Looking south from the intersection, I note that Frans' and Eds' place has been torn down and a new mansion has arisen from the dust of where it sat. Must be ten or more rooms in that new place, two story and a huge landscaped yard. Ed used to have a really nice place there, two story, frame, white, long driveway, tall cedars lining it, neatly kept lawn and beautiful flowering bushes around everywhere. Just a beautiful old farmhouse.

The new place looks good, but seems too modern. Plus, too many other buildings have been erected, like the old school building and some sort of garage-type building that is out of place. All the grass is gone, there is no paving, only old ugly dirt and gravel and lots of ruts. The nice small pasture where Ed kept his cow between the hollow and his house is gone, bulldozed over with nothing in it, just an ugly scar on the land.

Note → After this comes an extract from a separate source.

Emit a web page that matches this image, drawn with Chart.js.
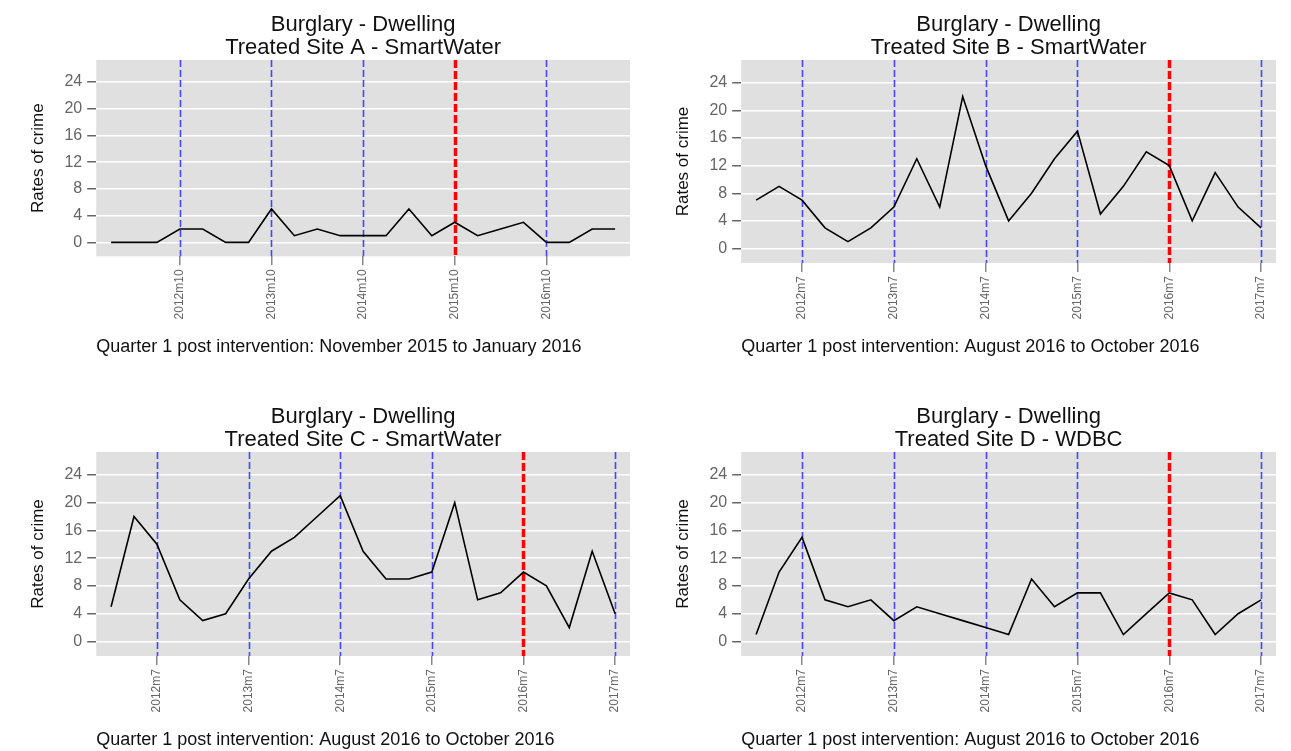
<!DOCTYPE html>
<html>
<head>
<meta charset="utf-8">
<script src="https://cdn.jsdelivr.net/npm/chart.js@4.4.1/dist/chart.umd.min.js"></script>
<style>
  body { margin: 0; background: #fff; width: 1291px; height: 751px; overflow: hidden; position: relative; }
  canvas { position: absolute; }
</style>
</head>
<body>
<canvas id="grafA" width="645" height="358" style="left:0;top:0"></canvas>
<canvas id="grafB" width="646" height="358" style="left:645px;top:0"></canvas>
<canvas id="grafC" width="645" height="359" style="left:0;top:392px"></canvas>
<canvas id="grafD" width="646" height="359" style="left:645px;top:392px"></canvas>
<script>
// Trimestres (2012m1 a 2017m7)
const trimestres = ['2012m1','2012m4','2012m7','2012m10','2013m1','2013m4','2013m7','2013m10',
  '2014m1','2014m4','2014m7','2014m10','2015m1','2015m4','2015m7','2015m10',
  '2016m1','2016m4','2016m7','2016m10','2017m1','2017m4','2017m7'];

// Valores
const sitioA = [0,0,0,2,2,0,0,5,1,2,1,1,1,5,1,3,1,2,3,0,0,2,2];
const sitioB = [7,9,7,3,1,3,6,13,6,22,12,4,8,13,17,5,9,14,12,4,11,6,3];
const sitioC = [5,18,14,6,3,4,9,13,15,18,21,13,9,9,10,20,6,7,10,8,2,13,4];
const sitioD = [1,10,15,6,5,6,3,5,4,3,2,1,9,5,7,7,1,4,7,6,1,4,6];

// Marcas del eje x y líneas verticales
const marcasA = ['2012m10','2013m10','2014m10','2015m10','2016m10'];
const marcasBCD = ['2012m7','2013m7','2014m7','2015m7','2016m7','2017m7'];
const intervencionA = '2015m10';
const intervencionBCD = '2016m7';
const marcasY = [0,4,8,12,16,20,24];

const fuente = '"Liberation Sans", Arial, sans-serif';

// Fondo gris y líneas verticales punteadas
const fondoYLineas = {
  id: 'fondoYLineas',
  beforeDraw(chart) {
    const { ctx, chartArea: a } = chart;
    ctx.save();
    ctx.fillStyle = '#e0e0e0';
    ctx.fillRect(a.left, a.top, a.width, a.height);
    ctx.restore();
  },
  beforeDatasetsDraw(chart, args, opts) {
    const { ctx, chartArea: a, scales } = chart;
    opts.lineas.forEach(l => {
      const px = Math.round(scales.x.getPixelForValue(trimestres.indexOf(l))) + 0.5;
      const roja = l === opts.intervencion;
      ctx.save();
      ctx.strokeStyle = roja ? '#ff0000' : '#4646ff';
      ctx.lineWidth = roja ? 3.5 : 1.6;
      ctx.setLineDash(roja ? [8, 3] : [7, 3]);
      ctx.beginPath();
      ctx.moveTo(px, a.top);
      ctx.lineTo(px, a.bottom);
      ctx.stroke();
      ctx.restore();
    });
  }
};

function crearGrafico(id, sitio, valores, marcas, intervencion, nota) {
  const ctx = document.getElementById(id).getContext('2d');
  return new Chart(ctx, {
    type: 'line',
    data: {
      datasets: [{
        data: valores.map((v, i) => ({ x: i, y: v })),
        borderColor: '#000',
        borderWidth: 1.6,
        pointRadius: 0,
        tension: 0,
        fill: false
      }]
    },
    options: {
      responsive: false,
      animation: false,
      devicePixelRatio: 1,
      layout: { padding: { left: 28, right: 15, top: 0, bottom: 0 } },
      scales: {
        x: {
          type: 'linear',
          min: -0.65,
          max: 22.65,
          afterBuildTicks: scale => { scale.ticks = marcas.map(m => ({ value: trimestres.indexOf(m) })); },
          ticks: {
            autoSkip: false,
            minRotation: 90,
            maxRotation: 90,
            color: '#666',
            font: { family: fuente, size: 12 },
            padding: 4,
            callback: v => trimestres[v]
          },
          grid: { drawOnChartArea: false, drawTicks: true, tickLength: 9, tickColor: '#888', lineWidth: 1.5 },
          border: { display: false }
        },
        y: {
          min: -2.1,
          max: 27.3,
          afterBuildTicks: scale => { scale.ticks = marcasY.map(v => ({ value: v })); },
          ticks: { color: '#666', font: { family: fuente, size: 16 }, padding: 5 },
          grid: { color: '#fff', lineWidth: 1.5, tickLength: 9, tickColor: '#666' },
          border: { display: false },
          title: { display: true, text: 'Rates of crime', color: '#111', font: { family: fuente, size: 17 }, padding: { top: 0, bottom: 11 } }
        }
      },
      plugins: {
        legend: { display: false },
        tooltip: { enabled: false },
        title: {
          display: true,
          fullSize: false,
          text: ['Burglary - Dwelling', 'Treated Site ' + sitio],
          color: '#111',
          font: { family: fuente, size: 22, weight: 'normal', lineHeight: 1.045 },
          padding: { top: 13, bottom: 1 }
        },
        subtitle: {
          display: true,
          position: 'bottom',
          align: 'start',
          fullSize: false,
          text: nota,
          color: '#111',
          font: { family: fuente, size: 18, weight: 'normal' },
          padding: { top: 13, bottom: 0 }
        },
        fondoYLineas: { lineas: marcas, intervencion: intervencion }
      }
    },
    plugins: [fondoYLineas]
  });
}

crearGrafico('grafA', 'A - SmartWater', sitioA, marcasA, intervencionA, 'Quarter 1 post intervention: November 2015 to January 2016');
crearGrafico('grafB', 'B - SmartWater', sitioB, marcasBCD, intervencionBCD, 'Quarter 1 post intervention: August 2016 to October 2016');
crearGrafico('grafC', 'C - SmartWater', sitioC, marcasBCD, intervencionBCD, 'Quarter 1 post intervention: August 2016 to October 2016');
crearGrafico('grafD', 'D - WDBC', sitioD, marcasBCD, intervencionBCD, 'Quarter 1 post intervention: August 2016 to October 2016');
</script>
</body>
</html>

And looking north, the field that served in my youth as a truck garden is now an equipment yard with heavy machinery in it. What a waste. You didn't even have to fertilize that field. The tomatoes just grew like crazy, and the potatoes and sweet potatoes, too. Squash, like everywhere, grew rampant on that field and the corn was great. Yellow and sweet, you didn't even have to cook it to eat it, it was that good. Now it's just weeds and rusting machinery that someone has abandoned here.

When I was a kid, Grandma and Grandpa rented the field for a few years. All of us kids helped set out the plants or seeds as the case was. We also hoed and weeded for them as they were getting rather old and Pa couldn't see much anyway. One year we had so many tomatoes that we couldn't eat them all, can them all or even give them away. We got into a tomato fight with each other and when we got home, we all looked like we were bleeding to death. Even our two old bachelor uncles were in on the fight. Thank God, they were, or we would probably have gotten some licks if they had not been as red as we were.

Here at the intersection is also where I had a fight with my best friend when I was in the sixth grade. The reason for the fight is no longer significant, only the fact that two really good friends could actually come to blows over some real or imagined wrong the other was doing. I am still glad that it didn't cause any long term problem between us.